PITTSBURGH (February 12, 2019) … According to the American Heart Association, cardiovascular disease (CVD) remains the number one cause of death in the United States.1 Conditions for cardiomyopathy, a heart muscle disease leading to heart failure, are clinically silent until serious complications arise, and current diagnostic tools are unreliable, time consuming, and expensive. Moni K. Datta, assistant professor of bioengineering at the University of Pittsburgh Swanson School of Engineering, received a $300,000 award from the Department of Defense to develop a quicker, simpler, and more reliable diagnostic technology related to cardiomyopathy so that the signs of disease can be spotted and treated earlier.

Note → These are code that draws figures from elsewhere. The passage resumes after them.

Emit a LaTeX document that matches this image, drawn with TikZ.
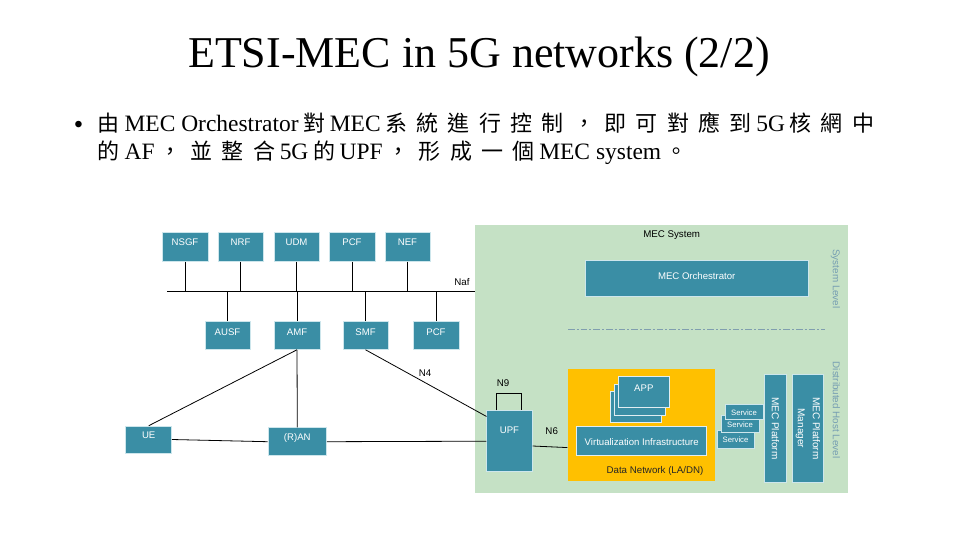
\documentclass[tikz,border=0pt]{standalone}
\usepackage{fontspec}
\setmainfont{Liberation Serif}
\setsansfont{Liberation Sans}
\newfontfamily\cjk{Noto Sans CJK TC}
\newdimen\pxu \pxu=0.75pt
\newdimen\cjp \cjp=31.3\pxu
\def\cjsEnd{CJSEND}
\def\cjsA#1{\ifx\cjsEnd#1\else\makebox[\cjp][c]{\cjk\fontsize{16.5}{18}\selectfont #1}\expandafter\cjsA\fi}
\newcommand\cjs[1]{\cjsA#1\cjsEnd}
\definecolor{teal1}{RGB}{58,142,165}
\definecolor{edge1}{RGB}{205,230,236}
\definecolor{green1}{RGB}{197,225,197}
\definecolor{yellow1}{RGB}{255,192,0}
\definecolor{lvlc}{RGB}{118,158,178}
\definecolor{dashc}{RGB}{128,158,175}
\tikzset{wh/.style n args={3}{minimum width=#1\pxu, text height=#2\pxu, text depth=#3\pxu}}
\begin{document}
\begin{tikzpicture}[x=0.75pt,y=-0.75pt,
  nf/.style={fill=teal1, draw=edge1, line width=0.4pt, inner sep=0pt, text=white, font=\sffamily\fontsize{7.2}{8}\selectfont},
  ln/.style={line width=0.6pt, draw=black},
  lbl/.style={font=\sffamily\fontsize{7.3}{9}\selectfont, inner sep=0pt},
  lvl/.style={font=\sffamily\fontsize{7.4}{9}\selectfont, text=lvlc, rotate=-90, inner sep=0pt},
  dashline/.style={draw=dashc, line width=0.5pt, dash pattern=on 5pt off 1.5pt on 1.5pt off 1.5pt}]
\useasboundingbox[fill=white] (0,0) rectangle (960,540);

% title and text
\node[anchor=base, inner sep=0pt, font=\fontsize{33}{40}\selectfont] (title) at (479,67.7) {ETSI-MEC in 5G networks (2/2)};
\node[anchor=base, inner sep=0pt, font=\sffamily\fontsize{18}{18}\selectfont] (bul) at (78.5,132) {•};
\node[anchor=base west, inner sep=0pt, font=\fontsize{17.6}{21}\selectfont] (l1) at (93,131)
  {\cjs{由}MEC Orchestrator\cjs{對}MEC\cjs{系統進行控制，即可對應到}5G\cjs{核網中}};
\node[anchor=base west, inner sep=0pt, font=\fontsize{17.6}{21}\selectfont] (l2) at (93,159)
  {\cjs{的}AF\cjs{，並整合}5G\cjs{的}UPF\cjs{，形成一個}MEC system\cjs{。}};

% MEC system background
\node[fill=green1, inner sep=0pt, minimum width=373\pxu, minimum height=268\pxu, anchor=north west] (mecsys) at (475,225) {};
\node[lbl] (mst) at (671.7,235.5) {MEC System};
\node[nf, wh={223.3}{19.3}{16}, font=\sffamily\fontsize{7.2}{8}\selectfont] (orch) at (696.7,278.3) {MEC Orchestrator};
\node[lvl] (syslvl) at (835.5,279) {System Level};
\coordinate (dl) at (568,329.3);
\coordinate (dr) at (825,329.3);
\draw[dashline] (dl) -- (dr);
\node[lvl] (dhl) at (836.5,410) {Distributed Host Level};

% data network
\node[fill=yellow1, inner sep=0pt, minimum width=147.7\pxu, minimum height=112.4\pxu, anchor=north west] (DN) at (567.3,368.3) {};
\node[lbl, text=black!85] (dnl) at (655,470.5) {Data Network (LA/DN)};
\node[nf, draw=white!85!teal1, line width=0.6pt, wh={51}{14.3}{16.7}] (app3) at (636.2,406.5) {};
\node[nf, draw=white!85!teal1, line width=0.6pt, wh={51}{14.3}{16.7}] (app2) at (640,399.5) {};
\node[nf, draw=white!85!teal1, line width=0.6pt, wh={51}{14.3}{16.7}, font=\sffamily\fontsize{7.2}{8}\selectfont] (app1) at (643.8,392.2) {APP};
\node[nf, draw=white!85!teal1, line width=0.6pt, wh={130}{18.3}{10.7}, font=\sffamily\fontsize{7.2}{8}\selectfont] (virt) at (641.7,441.2) {Virtualization Infrastructure};

% services
\node[nf, wh={37}{12.7}{5.3}, font=\sffamily\fontsize{5.8}{7}\selectfont] (srv3) at (735.5,439) {Service};
\node[nf, wh={38}{12.3}{4.7}, font=\sffamily\fontsize{5.8}{7}\selectfont] (srv2) at (740,423.5) {Service};
\node[nf, wh={38}{11}{4}, font=\sffamily\fontsize{5.8}{7}\selectfont] (srv1) at (744,411.5) {Service};

% platform
\node[nf, rotate=-90, minimum width=108.7\pxu, minimum height=22.7\pxu, font=\sffamily\fontsize{7.5}{9}\selectfont] (mecp) at (775.35,428.35) {MEC Platform};
\node[nf, rotate=-90, minimum width=108.7\pxu, minimum height=30.6\pxu, align=center, font=\sffamily\fontsize{7.5}{11.25}\selectfont] (mecpm) at (808,428.35) {MEC Platform\\Manager};

% 5G core top row
\node[nf, wh={46}{13}{16}] (NSGF) at (185,246.75) {NSGF};
\node[nf, wh={45}{13}{16}] (NRF) at (240.5,246.75) {NRF};
\node[nf, wh={45}{13}{16}] (UDM) at (296.5,246.75) {UDM};
\node[nf, wh={46}{13}{16}] (PCF) at (352,246.75) {PCF};
\node[nf, wh={45}{13}{16}] (NEF) at (407.5,246.75) {NEF};

% bus
\coordinate (busL) at (167,291);
\coordinate (busR) at (475,291);
\draw[ln] (busL) -- (busR);
\node[lbl] (naf) at (462,282) {Naf};

% lower row
\node[nf, wh={45}{13.5}{14.5}] (AUSF) at (227.5,335.5) {AUSF};
\node[nf, wh={46}{13.5}{14.5}] (AMF) at (297,335.5) {AMF};
\node[nf, wh={45}{13.5}{14.5}] (SMF) at (365.5,335.5) {SMF};
\node[nf, wh={46}{13.5}{14.5}] (PCF2) at (436,335.5) {PCF};

% access
\node[nf, wh={46}{12.3}{14.7}] (UE) at (148.7,439.5) {UE};
\node[nf, wh={58.7}{12.3}{15.7}] (RAN) at (297.3,441.7) {(R)AN};
\node[nf, wh={45.6}{22.6}{38.4}] (UPF) at (509.5,441.2) {UPF};

% connectors to bus
\foreach \n in {NSGF,NRF,UDM,PCF,NEF}{\draw[ln] (\n.south) -- (\n.south |- busL);}
\foreach \n in {AUSF,AMF,SMF,PCF2}{\draw[ln] (\n.north) -- (\n.north |- busL);}

% other connectors
\draw[ln] (AMF.south) -- (UE.north);
\draw[ln] (AMF.south) -- (RAN.north);
\draw[ln] (SMF.south) -- ([yshift=-4.5pt]UPF.north west);
\draw[ln] (UE.east) -- (RAN.west);
\draw[ln] (RAN.east) -- (UPF.west);
\draw[ln] ([xshift=-9.6pt]UPF.north) -- ++(0,-17.4) -- ++(25,0) -- ++(0,17.4);
\draw[ln] ([yshift=-3.6pt]UPF.east) -- ([yshift=-17.1pt]DN.west);
\node[lbl] (n4) at (425,373) {N4};
\node[lbl] (n9) at (503,382.7) {N9};
\node[lbl] (n6) at (551.7,431) {N6};
\end{tikzpicture}
\end{document}
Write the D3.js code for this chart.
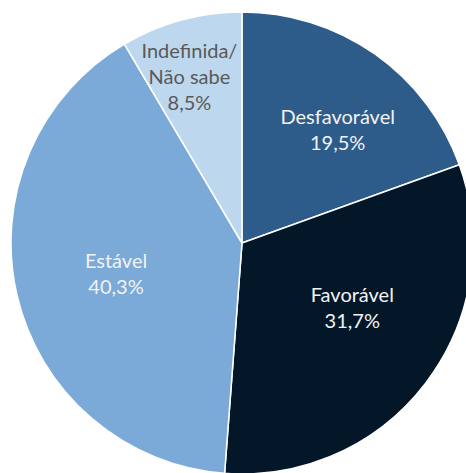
<!DOCTYPE html>
<html>
<head>
<meta charset="utf-8">
<script src="https://cdn.jsdelivr.net/npm/d3@7"></script>
<style>
  html, body { margin: 0; padding: 0; background: #ffffff; }
  svg { display: block; }
</style>
</head>
<body>
<svg id="chart" width="466" height="473"></svg>
<script>
// ---- Data ----
const categories = ["Desfavorável", "Favorável", "Estável", "Indefinida/\nNão sabe"];
const values = [19.5, 31.7, 40.3, 8.5];
const valueLabels = ["19,5%", "31,7%", "40,3%", "8,5%"];

// ---- Styles ----
const colors = ["#2E5C8A", "#031729", "#7CAAD8", "#BDD7EE"];
const textColors = ["#F2F2F2", "#F2F2F2", "#F2F2F2", "#595959"];
const labelShift = [[16, 0], [0, -19], [9, -1], [-16, -32]];

const svg = d3.select("#chart");
const cx = 242, cy = 243, radius = 231;
const g = svg.append("g").attr("transform", `translate(${cx},${cy})`);

const table = categories.map((c, i) => ({ name: c, value: values[i], label: valueLabels[i], i }));

const pie = d3.pie().sort(null).value(d => d.value);
const arc = d3.arc().innerRadius(0).outerRadius(radius);
const labelArc = d3.arc().innerRadius(radius * 0.6).outerRadius(radius * 0.6);

const arcs = pie(table);

g.selectAll("path.slice")
  .data(arcs)
  .enter().append("path")
  .attr("class", "slice")
  .attr("d", arc)
  .attr("fill", d => colors[d.data.i])
  .attr("stroke", "#ffffff")
  .attr("stroke-width", 1.5)
  .attr("stroke-linejoin", "round");

const lineH = 26;
g.selectAll("text.lbl")
  .data(arcs)
  .enter().append("text")
  .attr("class", "lbl")
  .attr("font-family", "Lato, 'Noto Sans', sans-serif")
  .attr("font-size", 20)
  .attr("text-anchor", "middle")
  .attr("fill", d => textColors[d.data.i])
  .each(function(d) {
    const [x0, y0] = labelArc.centroid(d);
    const x = x0 + labelShift[d.data.i][0];
    const y = y0 + labelShift[d.data.i][1];
    const lines = d.data.name.split("\n").concat([d.data.label]);
    const n = lines.length;
    const firstBase = y - (n - 1) * lineH / 2 + 7;
    const t = d3.select(this);
    lines.forEach((ln, k) => {
      t.append("tspan").attr("x", x).attr("y", firstBase + k * lineH).text(ln);
    });
  });
</script>
</body>
</html>
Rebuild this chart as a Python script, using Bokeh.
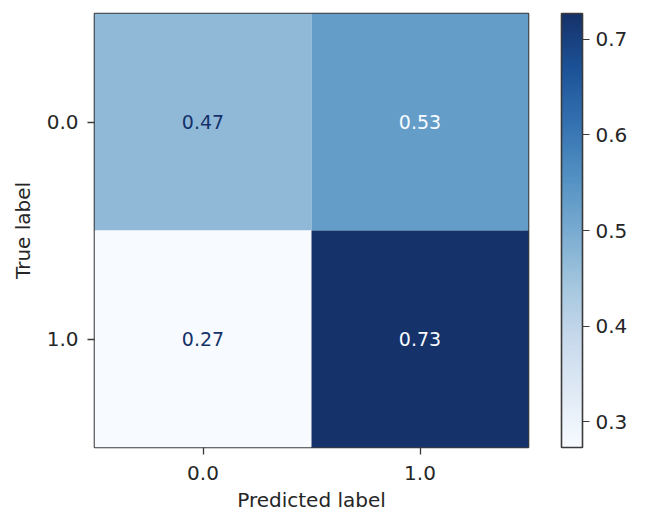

One method currently applied to cardiovascular disease diagnosis is biochemical marker testing, using only bodily fluids or tissues to search for substances that signal disease or other abnormalities. The goal of this project, “Novel Aptamer-Based Biosensor Platforms for Detection of Cardiomyopathy Conditions,” is to create a tool that more efficiently senses and detects various essential cardiac biomarkers in the bloodstream. This work has previously received funding from the Department of Bioengineering’s Coulter Program as well as the Clinical Translational Science Institute (CTSI) Translational Research Pilot Award.
Prashant N. Kumta, Edward R. Weidlein Chair and Distinguished Professor of bioengineering, chemical and petroleum engineering, mechanical engineering and materials science, and professor of oral biology in the School of Dental Medicine, is co-investigator on the project with Robert L. Kormas, Brack G. Hattler Professor of Cardiothoracic Surgery at the University of Pittsburgh Medical Center. Datta said, “Dr. Kumta has extensive experience related to materials functionalization and generation of materials platforms for detection and sensing of biological markers while Dr. Robert Kormas is a renowned cardiologist and an expert in understanding the cardiac biomarkers connected to various cardiovascular diseases.”
The group will develop a portable biosensor specific to the cardiac biomarkers using only a few drops of blood to detect and provide the levels within minutes.
“The design will include a vertical array of metallic wires functionalized with biological sensing agents, namely the aptamer specific to binding the relevant cardiac biomarkers in the blood,” said Datta. “The resulting platform will measure the change in overall resistance due to the binding of the specific cardiac biomarker to the sensing element. The developed biosensors are extremely sensitive to the resistance changes and as a result, will accurately measure the levels of relevant cardiac markers in the blood, thereby serving as an effective measuring device.”
Current biochemical marker assays in hospitals and clinics are benchtop machines that lack portability and require expensive instrumentation and training. Datta’s design will be optimized for precision, reliability, and portability, making biochemical marker testing more accessible in hospitals, emergency room settings, ambulances, and perhaps even at home.
“This device will allow patients and clinicians to screen for and circumvent cardiovascular diseases at early stages, thus reducing the cardiovascular disease risk and eventual healthcare costs,” said Datta. “Development of this biosensor will create a simple, inexpensive, and efficient point-of-contact device. We hope to eventually make this versatile technology useful for detection and monitoring disease conditions outside of cardiovascular disease states.”